En el camino a la casa de mis padres, mientras conduzco con pereza, voy pensando que no me apetece ir, pero voy. Es una obligación autoimpuesta, tal vez muy influenciada por la ausencia de mi madre, no sé, la verdad, no lo tengo claro. Lo que si tengo por seguro, es que voy a un lugar —la casa de los viejos, como decimos entre hermanos— a pasar un mal rato, pero voy. Está situada al sur de la capital, en un barrio residencial, cerca del estadio del Betis. La casa es amplia, con patio delantero, terraza y sótano.
La cosa pinta fea. A ver, llevaba unos días revueltos, con pensamientos negativos, durmiendo mal, con ganas excesivas de no estar en casa. En ocasiones me sudan las manos, me pica muchísimo la dermatitis, me caen mal la mayoría de las comidas y la melatonina antes de dormir, poco efecto me produce. Así que mis noches son largas y tenebrosas, de muchas vueltas en la cama y a la cabeza. Un bullicio incesante, bombardeo de pensamientos cada cual peor y que siempre van más allá de lo que es real, de lo razonable y de lo objetivamente preocupante. Aunque es preocupante, la verdad.

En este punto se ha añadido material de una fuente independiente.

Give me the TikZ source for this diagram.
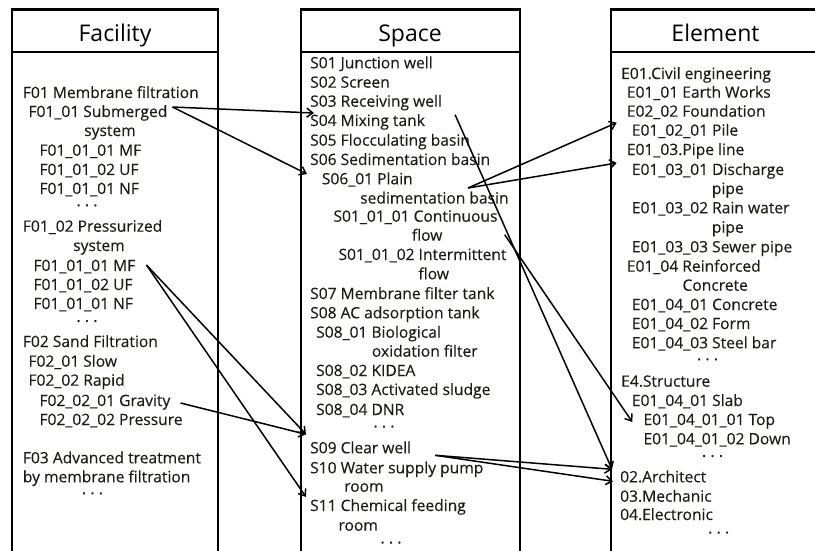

Dice Lourdes en consulta, a la que voy cada veinte o treinta días, que tengo mi niño interior muy alterado y lleno de miedos que se hacen grandes al tiempo que yo empequeñezco y lo paso mal con todos estos síntomas. Me dice que tengo que afrontar esos miedos y madurarlos. —¿Pero como coño lo hago?. En fin y yendo al grano, esta huida mía hacia, no sé donde, me provoca conflictos de casi todo tipo. Por ejemplo, en casa, con los niños, me vuelvo excesivamente disciplinado y locuaz, como si fuese su maestro, más aún que su madre, que sí que lo es. Soy mucho más racional y razonable que de costumbre, no soy el “yo auténtico”, el impulsivo, el vehemente, el apasionado permanente.